Layer 5: Returns and Refunds
Industry average return rates are 20-30% for fashion, 5-15% for other categories. When something comes back, you lose the shipping both ways, potential restocking costs, and sometimes the product itself.
Budget for 2-5% of revenue lost to returns.
Layer 6: Marketing and Customer Acquisition
How did that customer find you? Facebook ads, Google ads, influencer fees, affiliate commissions—customer acquisition isn't free.
Healthy e-commerce businesses spend 15-30% of revenue on marketing.
The Real Math
Let's add it up for our £100 sale:
- Revenue: £100.00
- Payment processing (1.6%): -£1.60
- Platform fees (2.5%): -£2.50
- COGS (40%): -£40.00
- Shipping (10%): -£10.00
- Returns allowance (3%): -£3.00
- Marketing (20%): -£20.00
What's left: £22.40
That's a 22.4% profit margin before you've paid yourself, your team, your software subscriptions, or any other operating expenses.
This is why revenue is vanity. A £500,000/year revenue business with these margins makes £112,000 gross profit—which might only be £50-70,000 after operating expenses. Still good, but a very different picture than "half a million pound business" suggests.
How to Track This Properly
1. Set Up Proper Cost Categories
Your accounting software should have clear categories for each cost layer. Don't lump everything into "expenses." You need to see:
- Cost of goods sold
- Payment processing fees
- Platform/marketplace fees
- Shipping costs
- Marketing and advertising
- Operating expenses
2. Track at the Product Level
Not all products are created equal. Some might have 40% margins, others 10%. If you don't know which is which, you might be pushing your worst products hardest.
Calculate the true margin for each product or product category. This often reveals surprises—the "best seller" might actually be your least profitable item.
3. Include All Costs in COGS
COGS isn't just the wholesale price. Include:
- The product itself
- Inbound shipping and duties
- Packaging (boxes, tape, tissue paper, inserts)
- Labels and printing
Many founders understate COGS by 5-10% because they forget these "small" costs. On high volume, that adds up.
4. Allocate Marketing to Sales
If you spend £2,000 on Facebook ads and make 100 sales, your customer acquisition cost is £20 per order. That needs to factor into your profitability calculation.

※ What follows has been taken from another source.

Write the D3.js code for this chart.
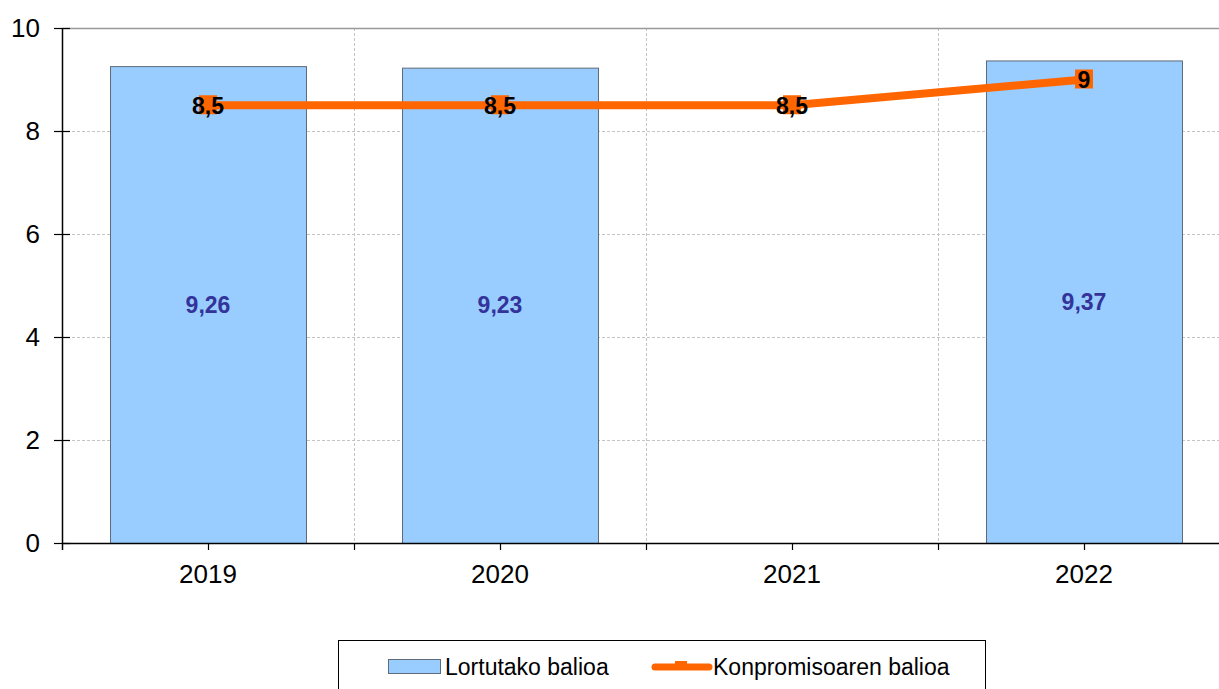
<!DOCTYPE html>
<html>
<head>
<meta charset="utf-8">
<script src="https://cdn.jsdelivr.net/npm/d3@7"></script>
<style>
  body { margin: 0; background: #fff; }
  svg { display: block; font-family: "Liberation Sans", Arial, sans-serif; }
</style>
</head>
<body>
<svg id="chart" width="1219" height="689"></svg>
<script>
(function () {
    'use strict';

    var years = ['2019', '2020', '2021', '2022'];
    var achieved = [9.26, 9.23, null, 9.37];
    var commitment = [8.5, 8.5, 8.5, 9];
    var yTicks = [0, 2, 4, 6, 8, 10];
    var seriesNames = ['Lortutako balioa', 'Konpromisoaren balioa'];

    var fmt = function (v) { return String(v).replace('.', ','); };

    var svg = d3.select('#chart'),
        margin = {top: 28, left: 62},
        width = 1168,
        height = 515,
        g = svg.append('g').attr('transform', 'translate(' + margin.left + ',' + margin.top + ')');

    var x = d3.scaleBand()
        .domain(years)
        .range([0, width])
        .paddingInner(0.3288)
        .paddingOuter(0.1644);

    var y = d3.scaleLinear()
        .domain([0, 10])
        .range([height, 0]);

    var step = x.step();

    // grid
    g.append('g')
        .selectAll('line')
        .data(yTicks.filter(function (d) { return d > 0 && d < 10; }))
        .enter().append('line')
        .attr('x1', 0).attr('x2', width)
        .attr('y1', function (d) { return y(d) + 0.5; })
        .attr('y2', function (d) { return y(d) + 0.5; })
        .attr('stroke', '#c4c4c4')
        .attr('stroke-dasharray', '3,2');

    g.append('g')
        .selectAll('line')
        .data(years.slice(1))
        .enter().append('line')
        .attr('x1', function (d, i) { return (i + 1) * step + 0.5; })
        .attr('x2', function (d, i) { return (i + 1) * step + 0.5; })
        .attr('y1', 0).attr('y2', height)
        .attr('stroke', '#c4c4c4')
        .attr('stroke-dasharray', '3,2');

    // top border
    g.append('line')
        .attr('x1', 0).attr('x2', width)
        .attr('y1', 0.5).attr('y2', 0.5)
        .attr('stroke', '#999')
        .attr('stroke-width', 1.5);

    // bars
    var barData = years.map(function (d, i) { return {year: d, value: achieved[i]}; })
        .filter(function (d) { return d.value !== null; });

    g.append('g')
        .selectAll('rect')
        .data(barData)
        .enter().append('rect')
        .attr('x', function (d) { return x(d.year) + 0.5; })
        .attr('y', function (d) { return y(d.value) + 0.5; })
        .attr('width', x.bandwidth())
        .attr('height', function (d) { return y(0) - y(d.value); })
        .attr('fill', '#99ccff')
        .attr('stroke', '#5f6b78')
        .attr('stroke-width', 1);

    g.append('g')
        .selectAll('text')
        .data(barData)
        .enter().append('text')
        .attr('x', function (d) { return x(d.year) + x.bandwidth() / 2; })
        .attr('y', function (d) { return (y(d.value) + y(0)) / 2; })
        .attr('dy', '0.35em')
        .attr('text-anchor', 'middle')
        .attr('font-size', 23)
        .attr('font-weight', 'bold')
        .attr('fill', '#333399')
        .text(function (d) { return fmt(d.value); });

    // line
    var lineData = years.map(function (d, i) { return {year: d, value: commitment[i]}; });
    var cx = function (d) { return x(d.year) + x.bandwidth() / 2; };

    var line = d3.line()
        .x(cx)
        .y(function (d) { return y(d.value); });

    g.append('path')
        .datum(lineData)
        .attr('fill', 'none')
        .attr('stroke', '#ff6600')
        .attr('stroke-width', 8)
        .attr('stroke-linejoin', 'round')
        .attr('d', line);

    g.append('g')
        .selectAll('rect')
        .data(lineData)
        .enter().append('rect')
        .attr('x', function (d) { return cx(d) - 9; })
        .attr('y', function (d) { return y(d.value) - 10; })
        .attr('width', 18).attr('height', 19)
        .attr('fill', '#ff6600');

    g.append('g')
        .selectAll('text')
        .data(lineData)
        .enter().append('text')
        .attr('x', cx)
        .attr('y', function (d) { return y(d.value); })
        .attr('dy', '0.36em')
        .attr('text-anchor', 'middle')
        .attr('font-size', 23)
        .attr('font-weight', 'bold')
        .attr('fill', '#000')
        .text(function (d) { return fmt(d.value); });

    // axes
    g.append('line')
        .attr('x1', 0.5).attr('x2', 0.5)
        .attr('y1', 0).attr('y2', height + 7)
        .attr('stroke', '#000').attr('stroke-width', 1.5);

    g.append('line')
        .attr('x1', 0).attr('x2', width)
        .attr('y1', height + 0.5).attr('y2', height + 0.5)
        .attr('stroke', '#000').attr('stroke-width', 1.5);

    var yAxis = g.append('g');
    yAxis.selectAll('line')
        .data(yTicks)
        .enter().append('line')
        .attr('x1', -8).attr('x2', 8)
        .attr('y1', function (d) { return y(d) + 0.5; })
        .attr('y2', function (d) { return y(d) + 0.5; })
        .attr('stroke', '#000').attr('stroke-width', 1.2);
    yAxis.selectAll('text')
        .data(yTicks)
        .enter().append('text')
        .attr('x', -22)
        .attr('y', function (d) { return y(d); })
        .attr('dy', '0.35em')
        .attr('text-anchor', 'end')
        .attr('font-size', 26)
        .attr('fill', '#000')
        .text(function (d) { return d; });

    var xAxis = g.append('g');
    xAxis.selectAll('line.c')
        .data(years)
        .enter().append('line')
        .attr('x1', function (d) { return cx({year: d}) + 0.5; })
        .attr('x2', function (d) { return cx({year: d}) + 0.5; })
        .attr('y1', height).attr('y2', height + 7)
        .attr('stroke', '#000').attr('stroke-width', 1.2);
    xAxis.selectAll('line.b')
        .data(years.slice(1))
        .enter().append('line')
        .attr('x1', function (d, i) { return (i + 1) * step + 0.5; })
        .attr('x2', function (d, i) { return (i + 1) * step + 0.5; })
        .attr('y1', height).attr('y2', height + 7)
        .attr('stroke', '#000').attr('stroke-width', 1.2);
    xAxis.selectAll('text')
        .data(years)
        .enter().append('text')
        .attr('x', function (d) { return cx({year: d}); })
        .attr('y', height + 31)
        .attr('dy', '0.35em')
        .attr('text-anchor', 'middle')
        .attr('font-size', 26)
        .attr('fill', '#000')
        .text(function (d) { return d; });

    // legend
    var legend = svg.append('g').attr('transform', 'translate(338,640)');
    legend.append('rect')
        .attr('x', 0.5).attr('y', 0.5)
        .attr('width', 647).attr('height', 60)
        .attr('fill', '#fff')
        .attr('stroke', '#000').attr('stroke-width', 1);
    legend.append('rect')
        .attr('x', 50.5).attr('y', 19.5)
        .attr('width', 52).attr('height', 14)
        .attr('fill', '#99ccff')
        .attr('stroke', '#5f6b78');
    legend.append('text')
        .attr('x', 107).attr('y', 27)
        .attr('dy', '0.35em')
        .attr('font-size', 23)
        .text(seriesNames[0]);
    legend.append('line')
        .attr('x1', 317).attr('x2', 371)
        .attr('y1', 27).attr('y2', 27)
        .attr('stroke', '#ff6600').attr('stroke-width', 7)
        .attr('stroke-linecap', 'round');
    legend.append('rect')
        .attr('x', 337).attr('y', 21)
        .attr('width', 12).attr('height', 6)
        .attr('fill', '#ff6600');
    legend.append('text')
        .attr('x', 375).attr('y', 27)
        .attr('dy', '0.35em')
        .attr('font-size', 23)
        .text(seriesNames[1]);
})();
</script>
</body>
</html>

Track your blended CAC (total marketing spend ÷ total new customers) monthly.
5. Build a Simple Profit Dashboard
You need a place where you can see, at a glance:
- Gross revenue
- Net revenue (after returns and refunds)
- Gross profit (after COGS)
- Contribution margin (after variable costs like shipping and payment fees)
- Net profit (after all operating expenses)
Review this weekly or monthly. Trends matter more than individual numbers.
Warning Signs to Watch
Gross margin below 50%: You'll struggle to cover operating expenses and marketing. Either raise prices or reduce COGS.
CAC higher than customer lifetime value: You're paying more to acquire customers than they're worth. Fix your retention or reduce acquisition costs.
Return rate climbing: Could indicate product quality issues, misleading product descriptions, or sizing problems. Investigate before it kills your margins.
Platform fees creeping up: Marketplaces tend to increase fees over time. Monitor this and diversify your sales channels.
A Framework for Decisions
Once you're tracking real profit, you can make better decisions:
Should I offer free shipping? Calculate the impact on your margins. Maybe free shipping over £50 makes sense, but not on all orders.
Should I run this promotion? A 20% discount might eliminate your entire margin. Know the math before you commit.
Should I expand to Amazon? Their fees are significant. Model out whether the volume increase justifies the margin decrease.
Should I increase prices? A 10% price increase might reduce volume by 5% but increase profit by 30%. Do the math.
The Bottom Line
Revenue is a vanity metric. The founders who build sustainable e-commerce businesses are obsessed with profit—real profit, after all the hidden costs are accounted for.
Start tracking your true margins today. You might be surprised—for better or worse—at what you find.